After a bit of a heatwave during the week, the conditions turned out a lot cooler than most of us were expecting. However, they were pretty decent – a moderate southerly breeze and good cloud cover for most of the day. Ed Green and I started out on sedgey dries, having seen sedges in evidence, and spotting fish rising near the head of the breeze. And, after a couple of early missed offers, I hooked into a hot fish that I had covered under my rod tip. It bolted away from the boat, stripping all my loose fly line up off the boards in a couple of seconds flat… only for the last few inches to catch on the handle of the reel. PING!
After I had tied up a new leader and replaced the 2 lost flies, I joined Ed in finding that the fish had suddenly turned arsy and were giving us fresh-air shots. We both had a dose of it, and as we tried to get on terms with them, we found the risers were getting more and more restricted to the head of the wind. This gave us a dilemma – fish the bigger flies that were a bit too big for calm at the head of the wind, or swiitch to somethig better suited, but which became unsuitable for fishing blind, when we drifted out into the wave. We tried both, and I landed a couple of fish, one to each rig, plus a fish lost, and a couple jagged, but still the takes were nearly all fresh-air shots. We tried anchoring at the head of the wind so that we could concentrate on the risers with smaller stuff, but of course the presentation doesn’t match the drift of the naturals, and still the offers were being missed.
The sedges petered out too, and only the odd small buzzer was in evidence. The sand martins were working the water, and it was one of those days where they were tuning on on our flies – most coming for a look, but realising late that it wasn’t real… except for one that was fooled by Bob Whyte’s hanging dropper fly when he was playing a fish on the tail. Fortunately the wee chap was OK, and flew off, none the worse for his ordeal.

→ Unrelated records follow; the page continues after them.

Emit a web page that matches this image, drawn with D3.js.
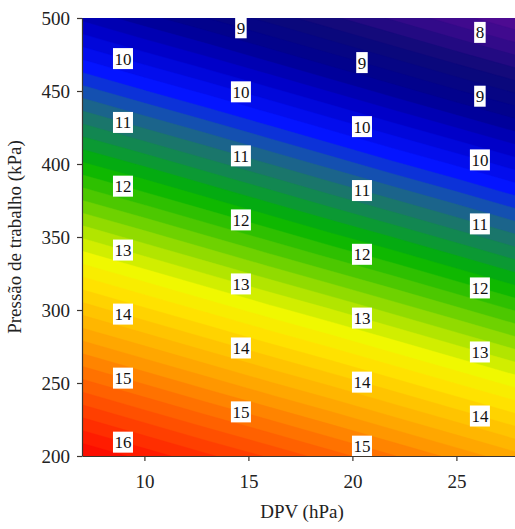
<!DOCTYPE html>
<html>
<head>
<meta charset="utf-8">
<script src="https://cdn.jsdelivr.net/npm/d3@7/dist/d3.min.js"></script>
<style>
  html, body { margin: 0; padding: 0; background: #fff; }
  svg { display: block; }
  text { font-family: "Liberation Serif", "Times New Roman", serif; }
</style>
</head>
<body>
<svg id="chart" width="515" height="529"></svg>
<script>
// Grid of the response surface: columns follow DPV (hPa), rows follow working pressure (kPa)
const dpv = [7, 10, 13, 16, 19, 22, 25, 28];
const pressure = [500, 450, 400, 350, 300, 250, 200];
const surface = [
  [9.55, 9.27, 9.00, 8.72, 8.44, 8.16, 7.88, 7.60],
  [10.69, 10.41, 10.14, 9.86, 9.58, 9.30, 9.02, 8.75],
  [11.83, 11.56, 11.28, 11.00, 10.72, 10.44, 10.17, 9.89],
  [12.98, 12.70, 12.42, 12.14, 11.86, 11.59, 11.31, 11.03],
  [14.12, 13.84, 13.56, 13.28, 13.01, 12.73, 12.45, 12.17],
  [15.26, 14.98, 14.70, 14.42, 14.15, 13.87, 13.59, 13.31],
  [16.40, 16.12, 15.84, 15.57, 15.29, 15.01, 14.73, 14.45]
];

// Axis ticks
const xTicks = [10, 15, 20, 25];
const yTicks = [200, 250, 300, 350, 400, 450, 500];

// Contour labels: DPV column where each set of labels sits, and the levels shown
const labelColumns = [8.97, 14.64, 20.46, 26.13];
const labelLevels = [
  [10, 11, 12, 13, 14, 15, 16],
  [9, 10, 11, 12, 13, 14, 15],
  [9, 10, 11, 12, 13, 14, 15],
  [8, 9, 10, 11, 12, 13, 14]
];

// Rainbow colour map
const colorStops = [7.5, 8.0, 8.6, 9.2, 9.7, 10.3, 10.7, 11.0, 11.4, 11.8, 12.3, 12.8, 13.3, 13.7, 14.1, 14.6, 15.1, 15.6, 16.1, 16.5];
const colorValues = ["#5a0c96", "#3a0a8c", "#0c0a78", "#000090", "#0000c8", "#0414ff", "#1450b0", "#1e6e78", "#0e9044", "#00b400", "#4cc800", "#a2e000", "#f0f800", "#ffe200", "#ffc400", "#ffa000", "#ff7200", "#ff4800", "#ff1c00", "#f80000"];

const svg = d3.select("#chart");
const margin = { left: 82, top: 18, bottom: 456 };
const x = d3.scaleLinear().domain([7, 28]).range([margin.left, margin.left + 21 * 20.8]);
const y = d3.scaleLinear().domain([200, 500]).range([margin.bottom, margin.top]);

const color = d3.scaleLinear().domain(colorStops).range(colorValues).interpolate(d3.interpolateRgb).clamp(true);

// Flatten grid for d3.contours (row-major, top row first)
const nx = dpv.length, ny = pressure.length;
const values = surface.flat();
const step = 0.2;
const thresholds = d3.range(7.4, 16.6 + 1e-9, step).map(v => +v.toFixed(2));
const contours = d3.contours().size([nx, ny]).thresholds(thresholds)(values);

// Grid coordinates -> data -> pixels (grid value i lies at i + 0.5)
const gx = g => dpv[0] + (g - 0.5) * (dpv[1] - dpv[0]);
const gy = g => pressure[0] + (g - 0.5) * (pressure[1] - pressure[0]);
const path = d3.geoPath(d3.geoTransform({
  point(px, py) { this.stream.point(x(gx(px)), y(gy(py))); }
}));

svg.append("clipPath").attr("id", "plot-clip")
  .append("rect")
  .attr("x", x(7)).attr("y", y(500))
  .attr("width", x(28) - x(7)).attr("height", y(200) - y(500));

const plot = svg.append("g").attr("clip-path", "url(#plot-clip)");
plot.selectAll("path.band")
  .data(contours)
  .join("path")
  .attr("class", "band")
  .attr("d", path)
  .attr("fill", d => color(d.value + step / 2))
  .attr("stroke", d => color(d.value + step / 2))
  .attr("stroke-width", 0.4);

// Find the pressure where the surface reaches a level at a given DPV
function valueAt(d, row) {
  const r = surface[row];
  let i = d3.bisectRight(dpv, d) - 1;
  i = Math.max(0, Math.min(nx - 2, i));
  const t = (d - dpv[i]) / (dpv[i + 1] - dpv[i]);
  return r[i] + t * (r[i + 1] - r[i]);
}
function pressureAt(d, level) {
  for (let j = 0; j < ny - 1; j++) {
    const a = valueAt(d, j), b = valueAt(d, j + 1);
    if ((level - a) * (level - b) <= 0 && a !== b) {
      const t = (level - a) / (b - a);
      return pressure[j] + t * (pressure[j + 1] - pressure[j]);
    }
  }
  return null;
}

const labels = [];
labelColumns.forEach((d, ci) => {
  labelLevels[ci].forEach(level => {
    const p = pressureAt(d, level);
    if (p !== null) labels.push({ d, p, level });
  });
});

const lab = plot.selectAll("g.clabel").data(labels).join("g")
  .attr("class", "clabel")
  .attr("transform", l => `translate(${x(l.d)},${y(l.p)})`);
lab.append("rect")
  .attr("x", l => -(String(l.level).length * 8.5 + 3) / 2)
  .attr("y", -10.5)
  .attr("width", l => String(l.level).length * 8.5 + 3)
  .attr("height", 21)
  .attr("fill", "#fff");
lab.append("text")
  .attr("text-anchor", "middle")
  .attr("dy", "0.35em")
  .attr("font-size", 17)
  .attr("fill", "#111")
  .text(l => l.level);

// Axes
const axisColor = "#3c3630";
const gxAxis = svg.append("g")
  .attr("transform", `translate(0,${margin.bottom})`)
  .call(d3.axisBottom(x).tickValues(xTicks).tickSize(5).tickSizeOuter(0).tickPadding(14));
const gyAxis = svg.append("g")
  .attr("transform", `translate(${margin.left},0)`)
  .call(d3.axisLeft(y).tickValues(yTicks).tickSize(5).tickSizeOuter(0).tickPadding(7));
[gxAxis, gyAxis].forEach(g => {
  g.select(".domain").attr("stroke", axisColor).attr("stroke-width", 1.2);
  g.selectAll(".tick line").attr("stroke", axisColor).attr("stroke-width", 1.2);
  g.selectAll(".tick text")
    .attr("font-family", "'Liberation Serif', 'Times New Roman', serif")
    .attr("font-size", 19)
    .attr("fill", "#222");
});

svg.append("text")
  .attr("x", 302).attr("y", 518)
  .attr("text-anchor", "middle")
  .attr("font-size", 19)
  .attr("fill", "#222")
  .text("DPV (hPa)");

svg.append("text")
  .attr("transform", `translate(21,${(margin.top + margin.bottom) / 2}) rotate(-90)`)
  .attr("text-anchor", "middle")
  .attr("font-size", 19)
  .attr("fill", "#222")
  .text("Pressão de trabalho (kPa)");
</script>
</body>
</html>
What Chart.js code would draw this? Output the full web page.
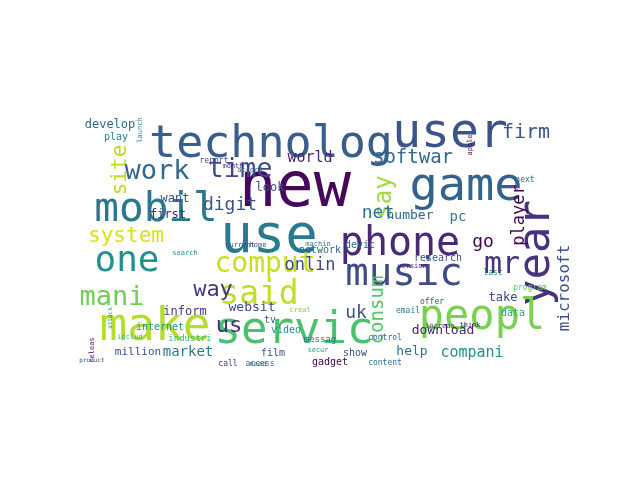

It was in the back of my mind – should we go for a drift right across the middle – but any time we drifted away from the head of the wind, we seemed to be out of fish and drifting dead water. Our fault for being unadventurous – by a country mile the best boat of the day was Davie Tyrie and Keith Logan – and they caught their fish drifting out in the middle. They had been getting the same arsy takes as us at the head of the wind… until they went to go back up and had engine problems. As they drifted on out, they had a solid take. That led them to carry on… and the rest is history. They landed 21 fish between them, to orange and tan daddies daddy-hog and CDC, some static, some figure-of-eighted.
Among the other rods, Bob Whyte, Tam Forrest and Eric Singer all had 4 fish. Bob was getting the same missed takes to dries until he put a nymph on under his dries and it worked a treat.Tam was on a figure-of-eighted midge-tip with orange blob and Diawl Bach, while Eric fished a tan daddy. Bryan Griffiths landed 6 to floating line and static presentation, 4 of them to a Greenwell. Gary Heseltine had 6 to yellow owls along the south shoreline and A. Davidson landed 7 on CDCs.
The club’s 20 rods landed 64 fish, with 13 being taken, weighing 26 lb 9 oz.